Comment s’est passée votre rencontre avec Youssou N’Dour?

Étant finaliste de l’Initiative des Arts Mentor et Protégé de Rolex, je me suis rendu au Sénégal comme l’un des trois candidats choisis. Me rendre en Afrique était un rêve pour moi et également pour Andy Palacio (1960-2008), mon frère et maitre dans la musique Garifuna que je représente. Quand j’ai su que Youssou N’Dour allait être mon mentor, j’étais emballé. J’ai suivi toute sa carrière, de même que celles de Salif Keita du Mali et Baaba Maal du Sénégal. J’admire vraiment Youssou N’Dour – c’est un artiste de la paix dont la voix et la richesse musicale sont uniques, et je me suis toujours senti très proche de ses combats politiques et humains. Je m’attendais à rencontrer une personne formelle et tranquille – mais j’ai plutôt rencontré une personne joyeuse, très ouverte et un homme au grand cœur – une sorte de Roi du Sénégal!

Qu’espérez-vous de votre collaboration ?

C’est une opportunité incroyable pour ma carrière. En fonction de nos emplois du temps, on devrait se rencontrer de nouveau au Sénégal, pour répéter ensemble et voir si je peux l’accompagner dans une future tournée en Afrique et en Europe.

Je peux apprendre des choses dans le travail de composition de Youssou N’Dour. La percussion est également un élément clé, et j’écouterais avec une très grande attention le djembé, le tama, et le tabar – tous ces tambours africains très complexes. J’envisage de développer un nouveau style musical provenant de notre travail ensemble.

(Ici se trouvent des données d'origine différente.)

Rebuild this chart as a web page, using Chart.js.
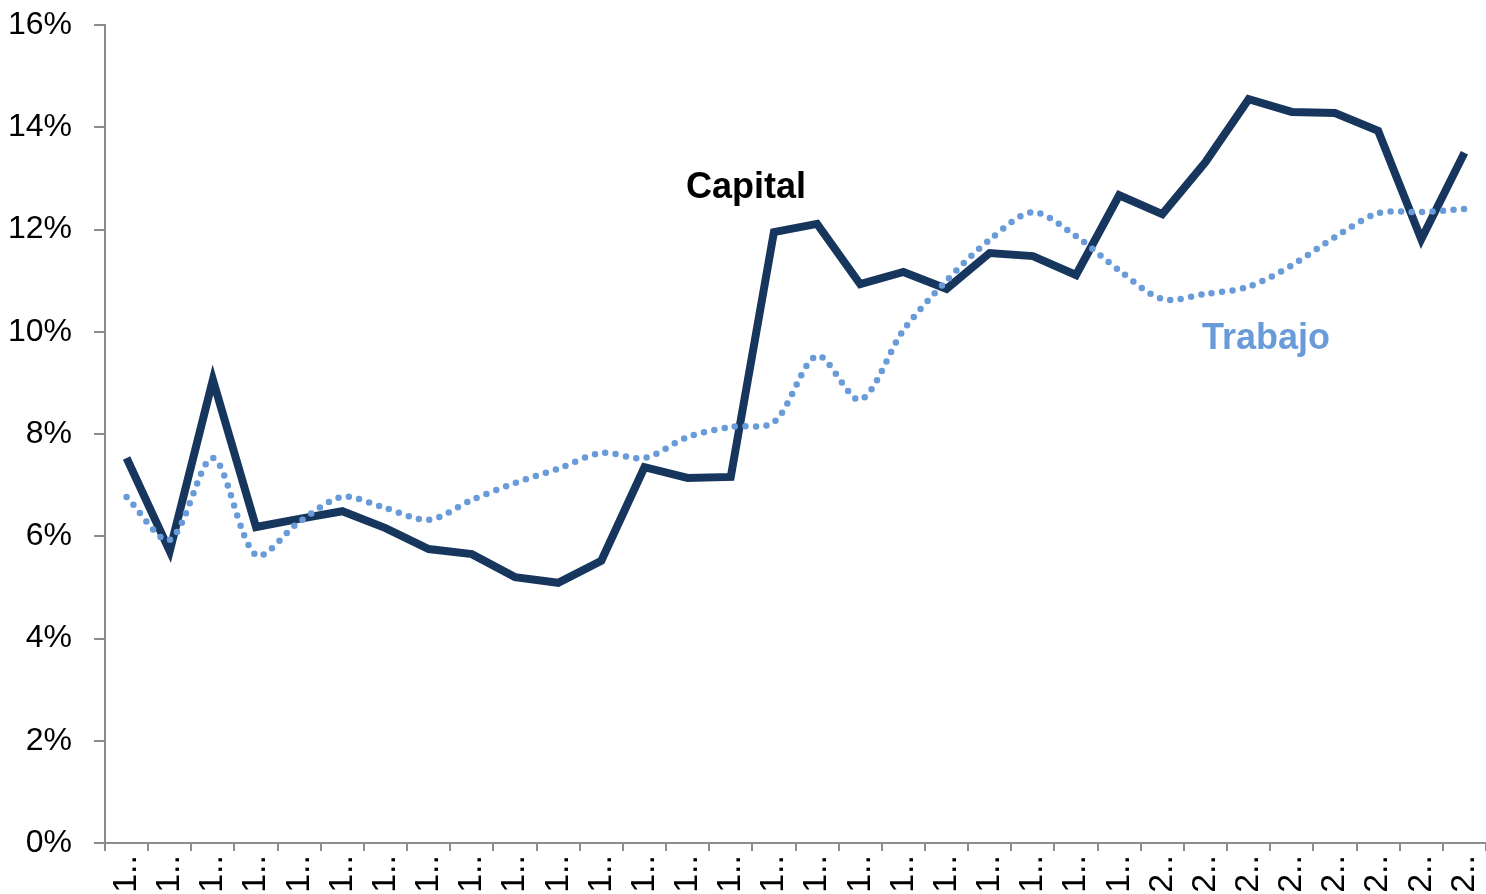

Vous êtes un chanteur, mais vous êtes également membre du Congrès National du Honduras, où vous représentez les Garifuna, une communauté dont les origines remontent à l’Afrique. Cela vous rend-il plus proche de votre mentor ?

Oui, car je vais également essayer de montrer à Youssou N’Dour la richesse de ma culture. Notre travail ensemble pourrait amener à une plus grande reconnaissance mondiale de la minorité Garifuna, qui constitue environ 10% de la population du Honduras, mais qui est actuellement menacée à cause de la spéculation foncière.

À côté de cela, on peut également bénéficier de nos différences, car les racines africaines des Garifuna sont au Nigéria [le groupe ethnique Yoruba, alors que le Sénégal est plus people de Peul et de Wolof]. Mais grâce à des artistes comme Youssou N’Dour, l’ensemble de l’Afrique est liée, et non divisée. Les Garifuna sont les descendants des esclaves ayant fait naufrage sur l’île de St Vincent qui se sont mélangés avec les Indiens Arawak. Nous sommes arrivés au Honduras il y a 200 ans et les traditions africaines sont toujours fortes dans notre cuisine, avec les plantains frits par exemple, et le foufou (couscous) de manioc. Nous avons également notre propre religion, et notre langue dans laquelle je chante. Et également nos coutumes d’homme et de femmes libres.

La musique est-elle importante dans cet ensemble?

Très. Je viens d’une famille de musiciens. Mes parents ne voulaient pas que je suive cette voie, donc je suis parti de la maison en 1985 à 14 ans et j’ai poursuivi ma vocation avec l’aide des anciens. Ils m’ont tout appris. Andy Palacio de Belize a été une sorte de mentor pour moi. Youssou N’Dour en sera un autre, et je me dévouerai à 100% à l’Initiative des Arts Rolex, car cela va beaucoup plus loin que mon propre engagement.